Matt Davis, a researcher at the MRC Cognition and Brain Sciences Unit at Cambridge University, helped us sort it out. Here’s what Davis believes the email got right: unless you have a rare brain disorder, people read words as whole units, not letter-by-letter. That’s one of the factors explaining why we can “magically” read the message.

There’s a reason we call them “sight words.” Here are some great sight word activities to help your child learn to read and write.

But here’s where Davis reminds us why the daily Word Jumble still manages to scramble our brains for breakfast. That trending email led us to believe all we need is for “the first and last letters to be in the right place” and nothing else matters. However, it’s much more complicated than that.

What makes a scrambled word easier to read?

Here are some other factors a jumbled passage needs in order for most people to easily read it:

1. The words need to be relatively short.
2. Function words (be, the, a, and other words that provide grammatical structure) can’t be jumbled, or else the reader will likely struggle.
3. Switching (or transposing) the letters makes a big difference.
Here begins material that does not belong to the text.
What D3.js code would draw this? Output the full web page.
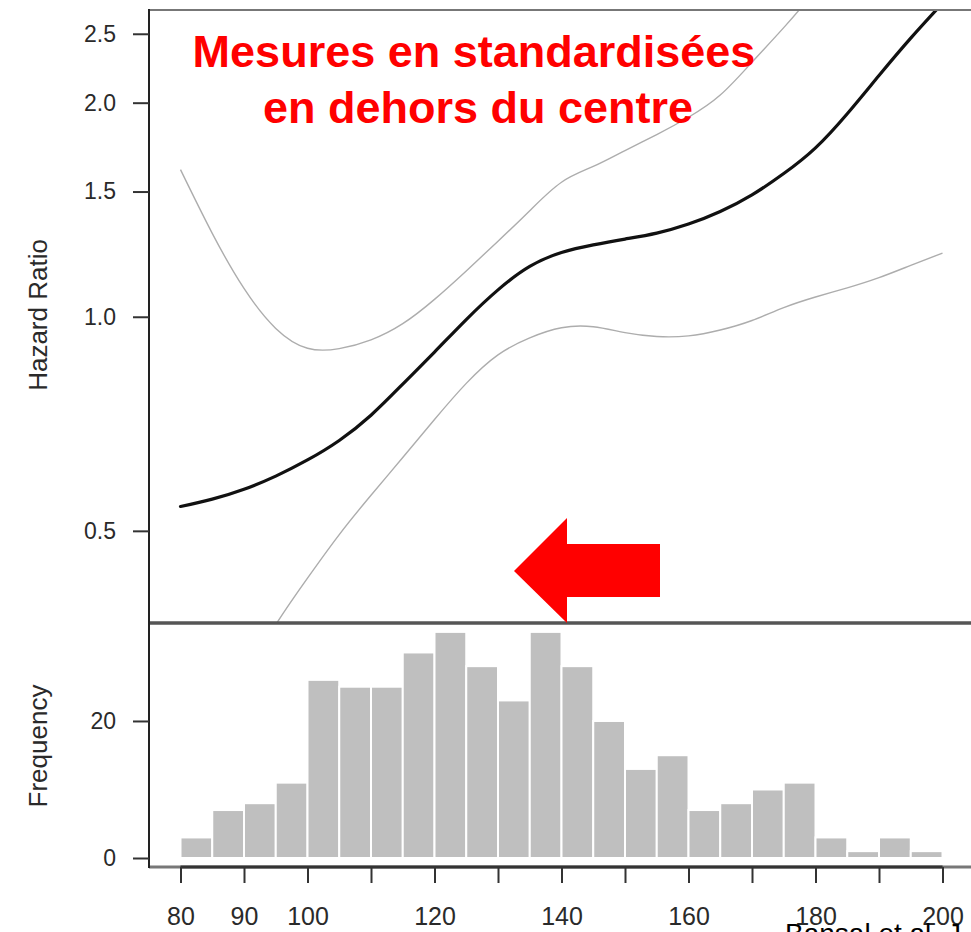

Letters beside each other in a word can be switched without much creating much difficulty for the reader. When letters farther apart are switched, it’s harder. For example, look at porbelm vs. pelborm (for “problem”).
4. We understand scrambled words better when their sounds are preserved: toatl vs. talot (for “total”).
5. Here’s a big one: the passage is readable because it’s predictable—that is, the topic is logically explained, with context providing very good clues about what words will be used.

Other factors play into it as well, like preserving double letters. For example, in the word according, the scrambled email keeps the cc intact (“aoccdrnig”). Double letters are contextual markers that give good hints. When we scramble it up in another way (such as “ancdircog”), it can be much less recognizable.

All told, we’re code-making machines (we speak the code of English) and we’re wired to find meaning in text, in part by looking at contextual cues. However, the codes can only be scrambled so much before we get lost.

Research shows that typos definitely interfere with reading speed. (There’s a reason we have spell-checkers!) Tricky jumble puzzles that can take hours to complete also prove that, in the end, letter order and spelling can absolutely make or break our comprehension of a word.